HSJ Headline News
Hawk Tawk students fight for journalism class
Gail Schontzler
Bozeman Daily Chronicle
Bozemen, Mont.
May 20, 2012
The Bozeman High School journalism class that produces the Hawk Tawk student newspaper will be canceled next year because too few students signed up, and while the school principal says the school will find another way to keep the paper alive, student journalists are fighting to keep their class.
“Hawk Tawk needs to be a class,” Claire Chandler, student body vice president and a writer for the paper, said Friday. “We just found out. We’re all very angry and all very sad.”
Student co-editor Jessianne Wright said the Hawk Tawk students plan a petition and letter drive and a public meeting Tuesday at the Bozeman Public Library to drum up support for keeping the Hawk Tawk class.
Wright said producing the newspaper as a club activity wouldn’t be sustainable, and eventually it would likely die.
Principal Rob Watson said neither the newspaper nor the yearbook is going to be eliminated, but they may no longer be taught as elective classes.
“My goal is to still have a newspaper,” said Watson, one of three finalists for the Bozeman schools superintendent’s job. “It will just be taught in a different form.”
Watson said too few students signed up for the second-year journalism class that produces Hawk Tawk. The School Board agreed a few years ago to Superintendent Kirk Miller’s recommendation that any classes with fewer than 15 students will be eliminated, as a belt-tightening move to help balance the budget.
Students said they heard that 12 students signed up, so it’s only three short of the cutoff. This year the class has about 17 students.
Watson said he wants to meet with students next week to brainstorm ideas to keep the newspaper going. It could be combined with the first-year journalism class, or a stipend could be offered to a teacher to work with students at lunch or after school.
“I want their input,” Watson said. “It’s still a valuable part of the school.”
A different problem faces the yearbook class. More students have signed up for graphic arts classes next year, so the graphic arts teacher won’t have room in his schedule for yearbook next year, Watson said. He added the school may hire someone else to teach the class or hire someone with a stipend to teach it as an outside-of-class activity.

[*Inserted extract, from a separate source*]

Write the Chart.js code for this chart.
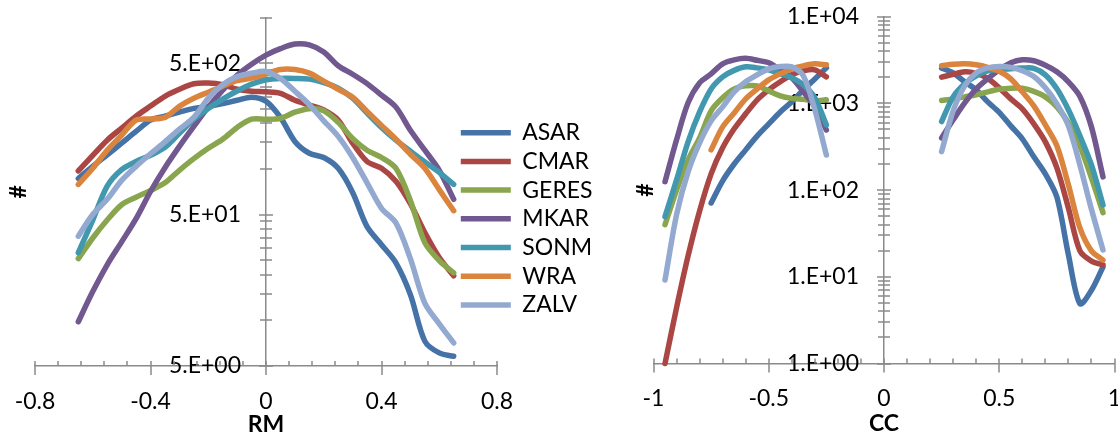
<!DOCTYPE html>
<html><head><meta charset="utf-8">
<script src="https://cdn.jsdelivr.net/npm/chart.js@4.4.1/dist/chart.umd.min.js"></script>
<style>
html,body{margin:0;padding:0;background:#fff;}
#wrap{position:relative;width:1118px;height:437px;overflow:hidden;background:#fff;}
canvas{position:absolute;left:0;top:0;}
</style></head><body>
<div id="wrap"><canvas id="rm" width="1118" height="437"></canvas><canvas id="cc" width="1118" height="437"></canvas></div>
<script>
// ---------- series ----------
const seriesNames  = ['ASAR','CMAR','GERES','MKAR','SONM','WRA','ZALV'];
const seriesColors = ['#4572A7','#AA4643','#89A54E','#71588F','#4198AF','#DB843D','#93A9CF'];

// ---------- left panel: RM ----------
const rmX = [-0.65,-0.6,-0.55,-0.5,-0.45,-0.4,-0.35,-0.3,-0.25,-0.2,-0.15,-0.1,-0.05,0,0.05,0.1,0.15,0.2,0.25,0.3,0.35,0.4,0.45,0.5,0.55,0.6,0.65];
const rmASAR  = [86.5,104,124,148,177,210,223,237,251,259,270,284,298,280,219,152,127,119,101,70,41.6,31.6,24,14.8,7.3,6.1,5.8];
const rmCMAR  = [97,123,155,186,223,260,302,336,365,369,360,336,326,323,316,284,264,245,210,148,112,101,83,59,38,26,19.7];
const rmGERES = [25.6,35,46,58,65,72,81,98,117,137,157,188,213,213,216,237,250,242,203,159,133,119,101,62,32.6,24.8,20.6];
const rmMKAR  = [9.8,15.5,23.3,33,47,71,102,141,191,256,331,416,492,565,623,668,659,591,480,422,366,307,256,180,133,98,63];
const rmSONM  = [28,46,77,99,112,123,139,172,213,251,289,327,363,388,396,396,392,371,341,293,234,188,155,131,111,95,79];
const rmWRA   = [79,101,133,167,210,214,219,259,293,321,352,383,398,423,453,453,429,380,336,298,240,194,157,125,101,73,53];
const rmZALV  = [36,50,63,84,104,126,151,183,219,293,360,407,429,440,396,326,266,208,164,119,81,55,44,25.6,13,9.5,7.1];

const rmXTicks      = [-0.8,-0.4,0,0.4,0.8];
const rmXTickLabels = ['-0.8','-0.4','0','0.4','0.8'];
const rmXMinorTicks = [-0.72,-0.64,-0.56,-0.48,-0.32,-0.24,-0.16,-0.08,0.08,0.16,0.24,0.32,0.48,0.56,0.64,0.72];
const rmYTicks      = [5,50,500];
const rmYTickLabels = ['5.E+00','5.E+01','5.E+02'];
const rmYMinorTicks = [10,15,20,25,30,35,40,45,100,150,200,250,300,350,400,450,1000];

// ---------- right panel: CC ----------
const ccX = [-0.95,-0.9,-0.85,-0.8,-0.75,-0.7,-0.65,-0.6,-0.55,-0.5,-0.45,-0.4,-0.35,-0.3,-0.25,
             0.25,0.3,0.35,0.4,0.45,0.5,0.55,0.6,0.65,0.7,0.75,0.8,0.85,0.9,0.95];
const ccASAR  = [null,null,null,null,71,128,200,291,422,581,798,1042,1433,1917,2570,
                 2553,2253,1775,1433,1042,788,550,390,242,154,83,18,4.9,7,13];
const ccCMAR  = [1.0,4.4,17.4,57.5,154,307,509,759,1100,1433,1774,2138,2376,2440,2024,
                 2010,2163,2312,2222,1945,1512,1128,865,581,360,180,62,19.9,15.2,13.7];
const ccGERES = [40,100,223,400,820,1160,1470,1593,1593,1395,1222,1143,1113,1070,1100,
                 1079,1128,1189,1255,1359,1453,1500,1492,1377,1189,912,597,324,138,55];
const ccMKAR  = [125,380,1015,1725,2190,2860,3180,3310,3140,2940,2440,1970,1360,912,494,
                 400,646,1015,1472,1920,2440,2938,3183,3100,2750,2313,1774,1205,536,142];
const ccSONM  = [49.5,131,360,798,1470,2025,2405,2640,2570,2440,2195,1973,1636,1158,565,
                 618,1190,1682,2080,2375,2440,2515,2553,2540,2136,1472,843,422,195,67.5];
const ccWRA   = [null,null,null,null,291,536,777,1128,1472,1870,2195,2505,2713,2860,2785,
                 2713,2820,2860,2785,2606,2344,1920,1360,937,565,324,115,36.6,19.9,15.6];
const ccZALV  = [9.2,52,162,350,629,912,1360,1775,2140,2507,2660,2640,2080,843,254,
                 278,820,1594,2252,2570,2662,2605,2376,2042,1512,988,551,195,60,20.4];

const ccXTicks      = [-1,-0.5,0,0.5,1];
const ccXTickLabels = ['-1','-0.5','0','0.5','1'];
const ccXMinorTicks = [-0.9,-0.8,-0.7,-0.6,-0.4,-0.3,-0.2,-0.1,0.1,0.2,0.3,0.4,0.6,0.7,0.8,0.9];
const ccYTicks      = [1,10,100,1000,10000];
const ccYTickLabels = ['1.E+00','1.E+01','1.E+02','1.E+03','1.E+04'];
const ccYMinorTicks = [2,3,4,5,6,7,8,9,20,30,40,50,60,70,80,90,200,300,400,500,600,700,800,900,2000,3000,4000,5000,6000,7000,8000,9000];

// ---------- common ----------
Chart.defaults.font.family = 'Lato';
Chart.defaults.font.size = 23;
Chart.defaults.color = '#000';
const AXIS = '#8a8a8a';

const rmSeries = [rmASAR,rmCMAR,rmGERES,rmMKAR,rmSONM,rmWRA,rmZALV];
const ccSeries = [ccASAR,ccCMAR,ccGERES,ccMKAR,ccSONM,ccWRA,ccZALV];

function lineDataset(i, data) {
  return {
    label: seriesNames[i], data, xAxisID: 'x', yAxisID: 'y',
    borderColor: seriesColors[i], backgroundColor: seriesColors[i],
    borderWidth: 5.5, pointRadius: 0, pointHoverRadius: 0, tension: 0.3,
    borderCapStyle: 'round', borderJoinStyle: 'round', fill: false,
    spanGaps: false, clip: false, order: seriesNames.length - i
  };
}
function rmPoints(arr) { return rmX.map((x, i) => ({x, y: arr[i]})); }
function ccPoints(arr) {
  const pts = [];
  ccX.forEach((x, i) => {
    if (i > 0 && ccX[i - 1] < 0 && x > 0) pts.push({x: 0, y: null});
    pts.push({x, y: arr[i]});
  });
  return pts;
}

const axisDeco = {
  id: 'axisDeco',
  afterLayout(chart, args, o) {
    const yt = chart.scales.yt;
    if (yt) { yt.left = o.titleX - 11.5; yt.right = yt.left + 23; }
    if (o.legendTop != null && chart.legend) {
      const h = chart.legend.bottom - chart.legend.top;
      chart.legend.top = o.legendTop; chart.legend.bottom = o.legendTop + h;
    }
  },
  beforeDatasetsDraw(chart, args, o) {
    const ctx = chart.ctx, xs = chart.scales.x, ys = chart.scales.y;
    const ay = chart.chartArea.bottom, ax = xs.getPixelForValue(0);
    ctx.save();
    ctx.strokeStyle = AXIS; ctx.lineWidth = 1.5; ctx.lineCap = 'butt';
    ctx.beginPath();
    o.xMinor.forEach(v => { const p = Math.round(xs.getPixelForValue(v)); ctx.moveTo(p, ay - 5); ctx.lineTo(p, ay); });
    o.xMajor.forEach(v => { const p = Math.round(xs.getPixelForValue(v)); ctx.moveTo(p, ay - 5); ctx.lineTo(p, ay + 9); });
    o.yMinor.forEach(v => { const p = Math.round(ys.getPixelForValue(v)); ctx.moveTo(ax - 6, p); ctx.lineTo(ax + 6, p); });
    o.yMajor.forEach(v => { const p = Math.round(ys.getPixelForValue(v)); ctx.moveTo(ax - 7, p); ctx.lineTo(ax + 7, p); });
    ctx.stroke();
    ctx.restore();
  }
};

function zeroPad(s) { s.paddingLeft = 0; s.paddingRight = 0; s.paddingTop = 0; s.paddingBottom = 0; }

function makeScales(cfg) {
  return {
    x: {
      type: 'linear', position: 'bottom', min: cfg.xMin, max: cfg.xMax,
      afterBuildTicks: s => { s.ticks = cfg.xTicks.map(v => ({value: v})); },
      afterFit: s => { s.height = cfg.xHeight; zeroPad(s); },
      ticks: { autoSkip: false, maxRotation: 0, padding: cfg.xLabelPad,
               callback: (v, i) => cfg.xLabels[i] },
      grid: { display: true, drawOnChartArea: false, drawTicks: false, color: 'rgba(0,0,0,0)' },
      border: { display: true, color: AXIS, width: 1.5 },
      title: { display: true, text: cfg.xTitle, font: {weight: 'bold', size: 23, lineHeight: 1},
               padding: {top: 0, bottom: cfg.xTitlePad} }
    },
    y: {
      type: 'logarithmic', position: 'center', min: cfg.yMin, max: cfg.yMax,
      afterBuildTicks: s => { s.ticks = cfg.yTicks.concat(cfg.yMinor).sort((a, b) => a - b).map(v => ({value: v})); },
      afterFit: s => { zeroPad(s); },
      ticks: { autoSkip: false, padding: 25,
               callback: v => { const k = cfg.yTicks.indexOf(v); return k >= 0 ? cfg.yLabels[k] : ''; } },
      grid: { display: true, drawOnChartArea: false, drawTicks: false, color: 'rgba(0,0,0,0)' },
      border: { display: true, color: AXIS, width: 1.5 }
    },
    yt: {
      type: 'linear', position: 'left', display: true,
      afterFit: cfg.ytFit,
      ticks: { display: false },
      grid: { display: false, drawTicks: false },
      border: { display: false },
      title: { display: true, text: '#', font: {weight: 'bold', size: 23, lineHeight: 1}, padding: 0 }
    }
  };
}

// ---------- left chart ----------
new Chart(document.getElementById('rm'), {
  type: 'line',
  data: { datasets: rmSeries.map((arr, i) => lineDataset(i, rmPoints(arr))) },
  options: {
    responsive: false, animation: false, devicePixelRatio: 1,
    layout: { padding: { left: 0, right: 621, top: 17.5, bottom: 0 } },
    plugins: {
      legend: { display: false }, tooltip: { enabled: false },
      axisDeco: { titleX: 19, xMajor: rmXTicks, xMinor: rmXMinorTicks, yMajor: rmYTicks, yMinor: rmYMinorTicks }
    },
    scales: makeScales({
      xMin: -0.8, xMax: 0.8, xTicks: rmXTicks, xLabels: rmXTickLabels, xTitle: 'RM',
      xHeight: 71, xLabelPad: 22, xTitlePad: 0.7,
      yMin: 5, yMax: 1000, yTicks: rmYTicks, yLabels: rmYTickLabels, yMinor: rmYMinorTicks,
      ytFit: s => { s.width = 35; }
    })
  },
  plugins: [axisDeco]
});

// ---------- right chart ----------
const CC_AREA_LEFT = 653.5, CC_PAD_LEFT = 455.1;
new Chart(document.getElementById('cc'), {
  type: 'line',
  data: { datasets: ccSeries.map((arr, i) => lineDataset(i, ccPoints(arr))) },
  options: {
    responsive: false, animation: false, devicePixelRatio: 1,
    layout: { padding: { left: CC_PAD_LEFT, right: 3.5, top: 16.7, bottom: 0 } },
    plugins: {
      tooltip: { enabled: false },
      legend: {
        display: true, position: 'left', align: 'start', maxWidth: 400,
        labels: { usePointStyle: true, pointStyle: 'line', pointStyleWidth: 50, padding: 5.7,
                  textAlign: 'left', color: '#000', font: {size: 23},
                  sort: (a, b) => a.datasetIndex - b.datasetIndex }
      },
      axisDeco: { titleX: 645.5, legendTop: 115.5, xMajor: ccXTicks, xMinor: ccXMinorTicks, yMajor: ccYTicks, yMinor: ccYMinorTicks }
    },
    scales: makeScales({
      xMin: -1, xMax: 1, xTicks: ccXTicks, xLabels: ccXTickLabels, xTitle: 'CC',
      xHeight: 73.5, xLabelPad: 21, xTitlePad: 1.7,
      yMin: 1, yMax: 10000, yTicks: ccYTicks, yLabels: ccYTickLabels, yMinor: ccYMinorTicks,
      ytFit: s => { s.width = Math.max(1, CC_AREA_LEFT - CC_PAD_LEFT - s.chart.legend.width); }
    })
  },
  plugins: [axisDeco]
});
</script>
</body></html>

But students said they don’t think the Hawk Tawk would survive for very long, or be as good a newspaper, if it’s downgraded to a club.
Wright, a senior, said so many Hawk Tawk students are busy with Advanced Placement classes, sports, speech and debate, extracurricular activities and college applications, few would have time to write for Hawk Tawk or sell advertising, needed to keep it self-supporting.
“Without a class, there can’t be a paper,” said junior Lane O’Donnell, features editor. “We don’t have the time. We won’t have as successful a newspaper if it was just a club.
“The lack of kids is not a lack of interest,” O’Donnell added. “The kids appreciate and the community appreciates Hawk Tawk.”
Jemma Douglas, yearbook co-editor, said the 21 yearbook students learn invaluable lessons about computer design and how to produce a $60,000 project.
The yearbook class counts as both a technical and vocational credit toward graduation, but Hawk Tawk only counts as a technical credit, not a vocational credit, students said. Changing that could help with enrollment, they said.
Chandler said it’s ironic that the Hawk Tawk embodies many goals in the School Board’s long-range strategic plan. Those include using technology to optimize learning and preparing all students for college and careers.
Wright added she’s really proud of how the Hawk Tawk has improved this year. This month’s issue features a cover story on the school’s Special Olympics team.
“Our last issue is extremely professional,” Wright said. “Everyone tried very hard. To publish something is a really rewarding feeling for students.”
O’Donnell said she wishes the students had known the class was in jeopardy so they could have found students to sign up for it.
“I feel a little bit like we are getting a form of expression taken away from us if the paper is cut,” Wright said. She said their meeting Tuesday from 3 p.m. to 5:30 p.m. at the Bozeman Library is open to students and the public.